New Approach to Battery Manufacturing Could Halve Costs For Lithium Ion Batteries

- June 24th, 2015

Researchers at MIT and 24M have developed an advanced manufacturing approach for lithium ion batteries that could reduce costs, improve performance and make the batteries easier to recycle.

Researchers at MIT and 24M have developed an advanced manufacturing approach for lithium ion batteries that could reduce costs, improve performance and make the batteries easier to recycle.

As quoted in the press release:

The new process is based on a concept developed five years ago by Chiang and colleagues including W. Craig Carter, the POSCO Professor of Materials Science and Engineering. In this so-called “flow battery,” the electrodes are suspensions of tiny particles carried by a liquid and pumped through various compartments of the battery.

The new battery design is a hybrid between flow batteries and conventional solid ones: In this version, while the electrode material does not flow, it is composed of a similar semisolid, colloidal suspension of particles. Chiang and Carter refer to this as a “semisolid battery.”
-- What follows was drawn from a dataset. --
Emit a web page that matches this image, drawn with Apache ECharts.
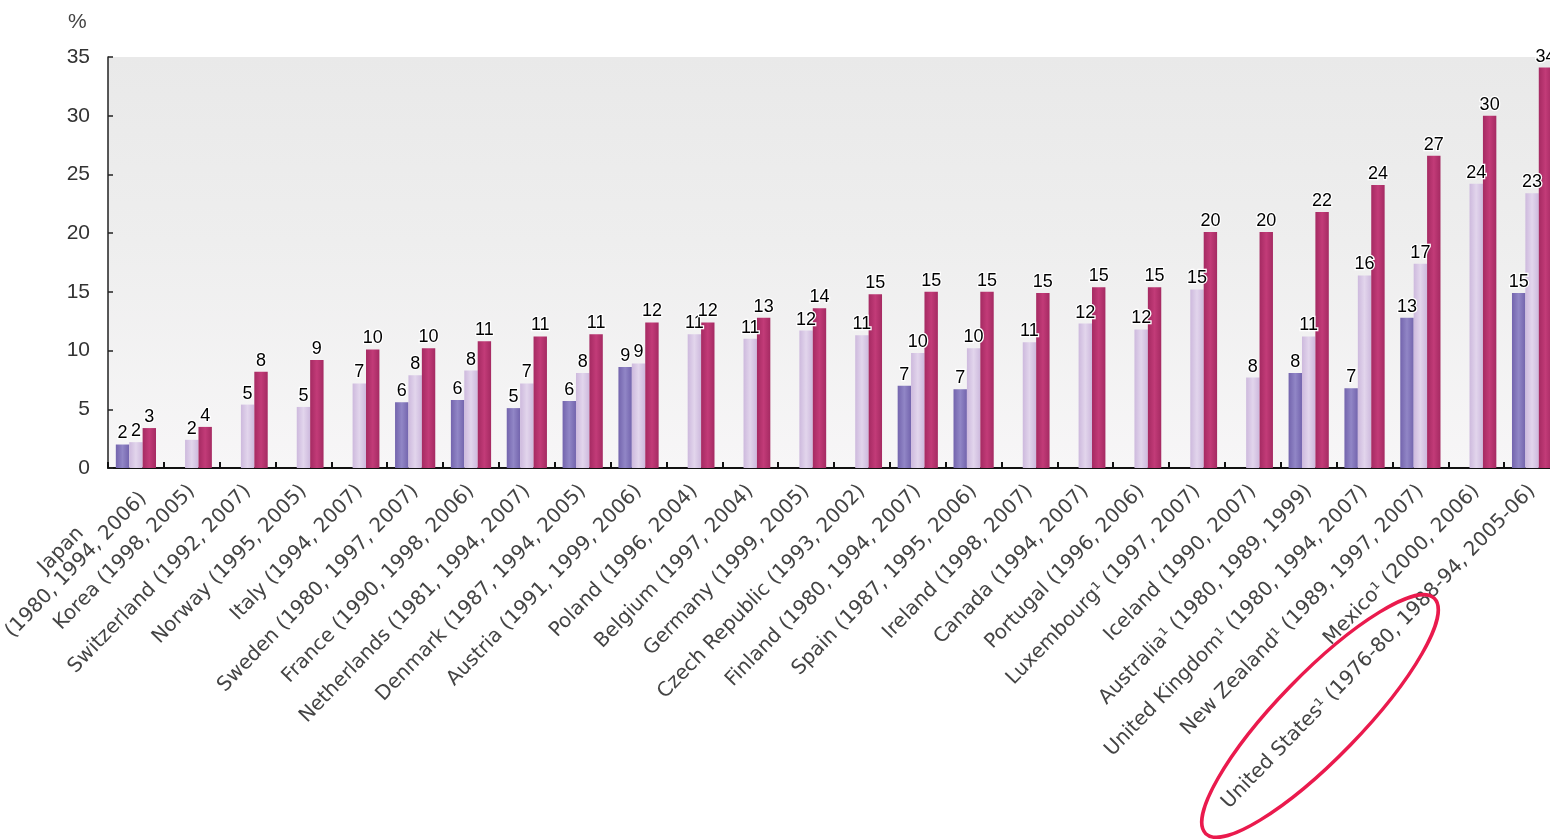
<!DOCTYPE html>
<html>
<head>
<meta charset="utf-8">
<script src="https://cdn.jsdelivr.net/npm/echarts@6/dist/echarts.min.js"></script>
<style>
html,body{margin:0;padding:0;background:#fff;}
#chart{width:1550px;height:839px;}
</style>
</head>
<body>
<div id="chart"></div>
<script>
var categories = [
  "Japan\n(1980, 1994, 2006)",
  "Korea (1998, 2005)",
  "Switzerland (1992, 2007)",
  "Norway (1995, 2005)",
  "Italy (1994, 2007)",
  "Sweden (1980, 1997, 2007)",
  "France (1990, 1998, 2006)",
  "Netherlands (1981, 1994, 2007)",
  "Denmark (1987, 1994, 2005)",
  "Austria (1991, 1999, 2006)",
  "Poland (1996, 2004)",
  "Belgium (1997, 2004)",
  "Germany (1999, 2005)",
  "Czech Republic (1993, 2002)",
  "Finland (1980, 1994, 2007)",
  "Spain (1987, 1995, 2006)",
  "Ireland (1998, 2007)",
  "Canada (1994, 2007)",
  "Portugal (1996, 2006)",
  "Luxembourg\u00b9 (1997, 2007)",
  "Iceland (1990, 2007)",
  "Australia\u00b9 (1980, 1989, 1999)",
  "United Kingdom\u00b9 (1980, 1994, 2007)",
  "New Zealand\u00b9 (1989, 1997, 2007)",
  "Mexico\u00b9 (2000, 2006)",
  "United States\u00b9 (1976-80, 1988-94, 2005-06)"
];
var earliest = [2.0, null, null, null, null, 5.6, 5.8, 5.1, 5.7, 8.6, null, null, null, null, 7.0, 6.7, null, null, null, null, null, 8.1, 6.8, 12.8, null, 14.9];
var middle   = [2.2, 2.4, 5.4, 5.2, 7.2, 7.9, 8.3, 7.2, 8.1, 8.9, 11.4, 11.0, 11.7, 11.3, 9.8, 10.2, 10.7, 12.3, 11.8, 15.2, 7.7, 11.2, 16.4, 17.4, 24.2, 23.4];
var latest   = [3.4, 3.5, 8.2, 9.2, 10.1, 10.2, 10.8, 11.2, 11.4, 12.4, 12.4, 12.8, 13.6, 14.8, 15.0, 15.0, 14.9, 15.4, 15.4, 20.1, 20.1, 21.8, 24.1, 26.6, 30.0, 34.1];
var yTicks = [0, 5, 10, 15, 20, 25, 30, 35];

function hgrad(edge, mid) {
  return new echarts.graphic.LinearGradient(0, 0, 1, 0, [
    {offset: 0, color: edge}, {offset: 0.5, color: mid}, {offset: 1, color: edge}
  ]);
}
var labelCfg = {
  show: true, position: 'top', distance: 2,
  color: '#000', fontSize: 18, fontFamily: '"Liberation Sans Narrow", "Liberation Sans", Arial, sans-serif',
  textBorderColor: '#ffffff', textBorderWidth: 2.5,
  formatter: function (p) { return p.value == null ? '' : String(Math.round(p.value)); }
};
var xFont = '"DejaVu Sans", Verdana, sans-serif';

var chart = echarts.init(document.getElementById('chart'));
chart.setOption({
  animation: false,
  backgroundColor: '#ffffff',
  grid: {
    left: 108, right: -10, top: 57, bottom: 371,
    outerBoundsMode: 'none', containLabel: false,
    show: true, borderWidth: 0,
    backgroundColor: new echarts.graphic.LinearGradient(0, 0, 0, 1, [
      {offset: 0, color: '#e9e9e9'}, {offset: 0.45, color: '#eeeeee'}, {offset: 1, color: '#f7f6f7'}
    ])
  },
  xAxis: {
    type: 'category',
    data: categories,
    axisLine: {show: true, lineStyle: {color: '#111', width: 2}},
    axisTick: {show: true, inside: true, length: 6, interval: 0, lineStyle: {color: '#111', width: 2}},
    axisLabel: {
      interval: 0, rotate: 46, margin: 20, hideOverlap: false,
      color: '#444', fontSize: 20, fontFamily: xFont, lineHeight: 21,
      formatter: function (v) {
        return v.indexOf('\n') >= 0 ? v.split('\n').map(function (s) { return '{c|' + s + '}'; }).join('\n') : v;
      },
      rich: {c: {align: 'center', fontSize: 20, fontFamily: xFont, color: '#444', lineHeight: 21}}
    },
    splitLine: {show: false}
  },
  yAxis: {
    type: 'value', min: 0, max: 35, interval: 5,
    axisLine: {show: true, lineStyle: {color: '#222', width: 1.5}},
    axisTick: {show: true, inside: true, length: 5, lineStyle: {color: '#222', width: 1.5}},
    axisLabel: {
      margin: 18, color: '#333', fontSize: 21, fontFamily: '"Liberation Sans", Arial, sans-serif',
      formatter: function (v) { return yTicks.indexOf(v) >= 0 ? String(v) : ''; }
    },
    splitLine: {show: false}
  },
  graphic: [
    {type: 'text', left: 68, top: 12, style: {text: '%', fontSize: 21, fill: '#444', fontFamily: '"Liberation Sans", Arial, sans-serif'}},
    {type: 'ellipse', x: 1320, y: 716, rotation: 0.80,
     shape: {cx: 0, cy: 0, rx: 164, ry: 42},
     style: {fill: 'none', stroke: '#ea1a4d', lineWidth: 3.5}, z: 100}
  ],
  series: [
    {name: 'earliest', type: 'bar', data: earliest, barGap: '0%', barCategoryGap: '28%',
     itemStyle: {color: hgrad('#7364ad', '#9186c6')}, label: labelCfg},
    {name: 'middle', type: 'bar', data: middle, barGap: '0%', barCategoryGap: '28%',
     itemStyle: {color: hgrad('#cdb9dd', '#e2d5ec')}, label: labelCfg},
    {name: 'latest', type: 'bar', data: latest, barGap: '0%', barCategoryGap: '28%',
     itemStyle: {color: hgrad('#a52a62', '#c23b78')}, label: labelCfg}
  ]
});
</script>
</body>
</html>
Explaining how the process works, MIT’s article stated:

Instead of the standard method of applying liquid coatings to a roll of backing material, and then having to wait for that material to dry before it can move to the next manufacturing step, the new process keeps the electrode material in a liquid state and requires no drying stage at all. Using fewer, thicker electrodes, the system reduces the conventional battery architecture’s number of distinct layers, as well as the amount of nonfunctional material in the structure, by 80 percent.

Having the electrode in the form of tiny suspended particles instead of consolidated slabs greatly reduces the path length for charged particles as they move through the material — a property known as “tortuosity.” A less tortuous path makes it possible to use thicker electrodes, which, in turn, simplifies production and lowers cost.